What I never realized, although it is mentioned both in the CFStringTransform documentation and in the NSHipster article, is that you can even go a step further. ICU defines its own syntax for specifying a transform, and if you pass a string conforming to this syntax to applyingTransform or CFStringTransform, it just works. Like this:

// Convert non-ASCII characters to ASCII,
// convert to lowercase, delete spaces
let toLowercaseASCIINoSpaces =
    StringTransform(rawValue: "Latin-ASCII; Lower; [:Separator:] Remove;")
"Café au lait".applyingTransform(toLowercaseASCIINoSpaces, reverse: false)
// → "cafeaulait"

The CFStringTransform API takes a normal string. With Swift 3, the loosely-typed string constants were converted to the dedicated StringTransform type as part of SE-0033. As a consequence, you’ll have to use the StringTransform.init(rawValue:) initializer for your custom transform rules. If you want to use a custom transform in many places, consider defining it as an extension to StringTransform:

extension StringTransform {
    static let toLowercaseASCIINoSpaces =
        StringTransform(rawValue: "Latin-ASCII; Lower; [:Separator:] Remove;")
}

"Café au lait".applyingTransform(.toLowercaseASCIINoSpaces, reverse: false)
// → "cafeaulait"

The documentation for this in the ICU User Guide is very good and includes lots of examples. I encourage you to check it out. Here are some of my own examples:

Convert to lowercase.

Input Transform Result
HELLO WORLD Lower hello world

Convert only vowels to lowercase. The square brackets specify a filter. The rule following the filter is only applied to characters that match the filter.

Input Transform Result
HELLO WORLD [AEIOU] Lower HeLLo WoRLD

Convert to Latin, then to ASCII, then to lowercase. Separate multiple rules with semicolons. The Latin-ASCII step removes diacritical marks and will also try to convert symbols and punctuation from outside the ASCII range to their nearest ASCII equivalent.

Input Transform Result
上海 Any-Latin; Latin-ASCII; Lower shang hai
København Any-Latin; Latin-ASCII; Lower kobenhavn
กรุงเทพมหานคร Any-Latin; Latin-ASCII; Lower krungthephmhankhr
Αθήνα Any-Latin; Latin-ASCII; Lower athena
“Æ « © 1984” Any-Latin; Latin-ASCII; Lower "ae << (c) 1984"

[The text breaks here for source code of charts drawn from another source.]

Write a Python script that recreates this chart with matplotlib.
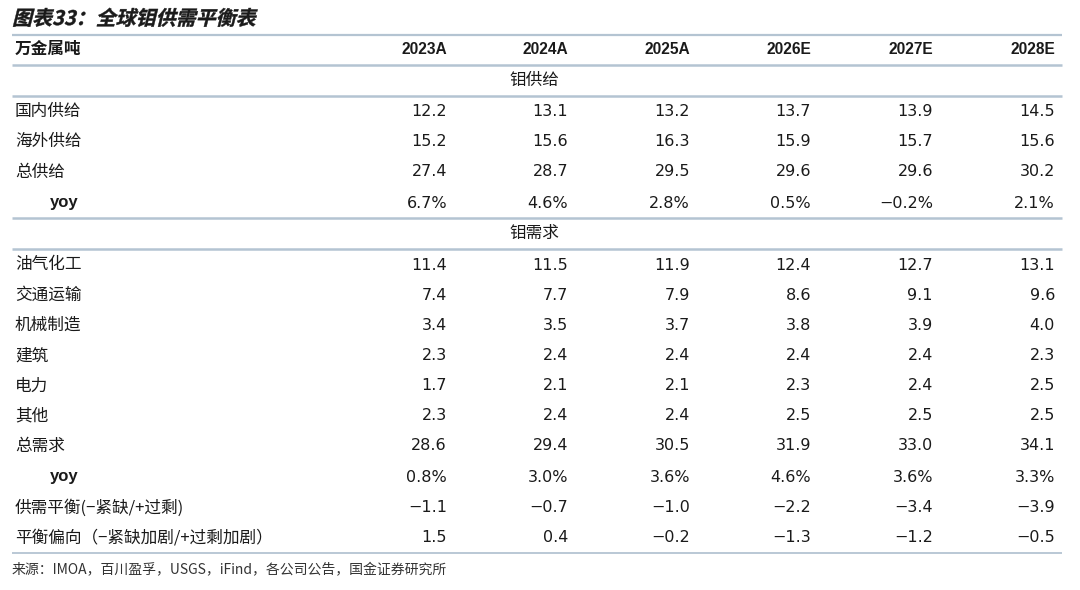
import matplotlib
matplotlib.use("Agg")
import matplotlib.pyplot as plt
from matplotlib.textpath import TextPath
from matplotlib.patches import PathPatch
from matplotlib.font_manager import FontProperties
import matplotlib.transforms as mtransforms

plt.rcParams['font.family'] = ['Noto Sans CJK SC', 'DejaVu Sans']

title = "图表33：全球钼供需平衡表"
unit_label = "万金属吨"
years = ["2023A", "2024A", "2025A", "2026E", "2027E", "2028E"]
supply_section = "钼供给"
demand_section = "钼需求"

supply_labels = ["国内供给", "海外供给", "总供给", "yoy"]
domestic = [12.2, 13.1, 13.2, 13.7, 13.9, 14.5]
overseas = [15.2, 15.6, 16.3, 15.9, 15.7, 15.6]
total_supply = [27.4, 28.7, 29.5, 29.6, 29.6, 30.2]
supply_yoy = [6.7, 4.6, 2.8, 0.5, -0.2, 2.1]

demand_labels = ["油气化工", "交通运输", "机械制造", "建筑", "电力", "其他", "总需求", "yoy",
                 "供需平衡(−紧缺/+过剩)", "平衡偏向（−紧缺加剧/+过剩加剧）"]
oil_chem = [11.4, 11.5, 11.9, 12.4, 12.7, 13.1]
transport = [7.4, 7.7, 7.9, 8.6, 9.1, 9.6]
machinery = [3.4, 3.5, 3.7, 3.8, 3.9, 4.0]
construction = [2.3, 2.4, 2.4, 2.4, 2.4, 2.3]
power = [1.7, 2.1, 2.1, 2.3, 2.4, 2.5]
other = [2.3, 2.4, 2.4, 2.5, 2.5, 2.5]
total_demand = [28.6, 29.4, 30.5, 31.9, 33.0, 34.1]
demand_yoy = [0.8, 3.0, 3.6, 4.6, 3.6, 3.3]
balance = [-1.1, -0.7, -1.0, -2.2, -3.4, -3.9]
balance_bias = [1.5, 0.4, -0.2, -1.3, -1.2, -0.5]

source = "来源：IMOA，百川盈孚，USGS，iFind，各公司公告，国金证券研究所"

W, H = 1080, 590
fig = plt.figure(figsize=(W / 100, H / 100), dpi=100)
ax = fig.add_axes([0, 0, 1, 1])
ax.set_xlim(0, W)
ax.set_ylim(H, 0)
ax.axis("off")

TXT = "#1a1a1a"
LINE = "#b4c4d2"
col_right = [447, 568, 690, 811, 933, 1055]
x_left, x_right = 12, 1062
label_x = 15
yoy_x = 50
fs = 12


def fmt(v, pct=False):
    s = f"{abs(v):.1f}"
    if v < 0:
        s = "\u2212" + s
    return s + ("%" if pct else "")


# title (slanted, bold)
tp = TextPath((0, 0), title, size=20,
              prop=FontProperties(family="Noto Sans CJK SC", weight="bold"))
tr = mtransforms.Affine2D().skew_deg(14, 0).scale(1, -1).translate(12, 25) + ax.transData
ax.add_patch(PathPatch(tp, transform=tr, color=TXT, lw=0.3))

# horizontal rules
for y, lw in [(35, 1.6), (65, 1.8), (96, 1.8), (218, 1.8), (249, 1.8), (553, 1.3)]:
    ax.plot([x_left, x_right], [y, y], color=LINE, lw=lw, solid_capstyle="butt")

# header
ax.text(label_x, 49, unit_label, fontsize=fs, fontweight="bold", color=TXT, va="center", ha="left")
for x, yr in zip(col_right, years):
    ax.text(x, 49, yr, fontsize=11.2, fontweight="bold", color=TXT, va="center", ha="right",
            family="Liberation Sans")

ax.text(534, 80, supply_section, fontsize=fs, color=TXT, va="center", ha="center")
ax.text(534, 233, demand_section, fontsize=fs, color=TXT, va="center", ha="center")

supply_rows = [domestic, overseas, total_supply, supply_yoy]
supply_y = [111, 141, 172, 203]
demand_rows = [oil_chem, transport, machinery, construction, power, other,
               total_demand, demand_yoy, balance, balance_bias]
demand_y = [265, 295, 325, 356, 386, 416, 446, 477, 508, 538]


def draw_rows(labels, rows, ys, pct_index):
    for i, (lab, vals, y) in enumerate(zip(labels, rows, ys)):
        pct = i == pct_index
        if lab == "yoy":
            ax.text(yoy_x, y, lab, fontsize=fs, fontweight="bold", color=TXT, va="center", ha="left",
                    family="Liberation Sans")
        else:
            ax.text(label_x, y, lab, fontsize=fs, color=TXT, va="center", ha="left")
        for x, v in zip(col_right, vals):
            ax.text(x, y, fmt(v, pct), fontsize=11.5, color=TXT,
                    va="center", ha="right", family="DejaVu Sans")


draw_rows(supply_labels, supply_rows, supply_y, 3)
draw_rows(demand_labels, demand_rows, demand_y, 7)

ax.text(12, 570, source, fontsize=10, color="#333333", va="center", ha="left")

fig.savefig("out.png", dpi=100, facecolor="white")
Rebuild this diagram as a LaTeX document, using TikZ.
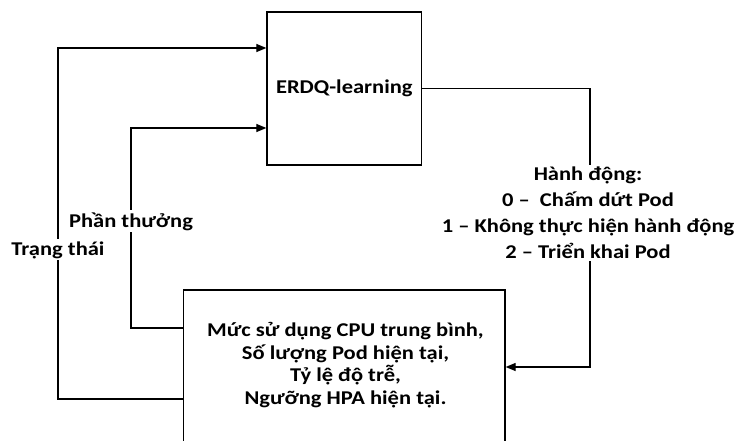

Delete punctuation. The Remove rule can be very powerful. The filter (in brackets) can either consist of a string of characters the rule should apply to (see above), or as in this case, a named Unicode character category.

Input Transform Result
“Make it so,” said Picard. [:Punctuation:] Remove Make it so said Picard

Delete everything that is not a letter. Use a caret ^ to negate a filter.

Input Transform Result
5 plus 6 equals 11 👍! [:^Letter:] Remove plusequals

Convert to typographical punctuation. The Publishing rule converts straight punctuation marks into their typographical equivalents.

Input Transform Result
"How's it going?" Publishing “How’s it going?”

Convert to hex representation. Several formats are supported. The default format is Java. Note that Java outputs UTF-16 code units (the emoji is encoded in two parts) while the other formats output code points.

Input Transform Result
😃! Hex \uD83D\uDE03\u0021
😃! Hex/Java \uD83D\uDE03\u0021
😃! Hex/Unicode U+1F603U+0021
😃! Hex/Perl \x{1F603}\x{21}
😃! Hex/XML &#x1F603;&#x21;

Normalize to different normalization forms.

Input Transform Result
é NFD; Hex/Unicode U+0065U+0301
é NFC; Hex/Unicode U+00E9
2⁸ NFKD 28
2⁸ NFKC 28

Imagine you’d have to write all this yourself.

I learned about freeform transform rules from Florian and Daniel’s Core Data book. They explain how you can use string transforms to normalize search terms the user has entered before feeding it to the database. This can vastly improve search performance and yield better search results.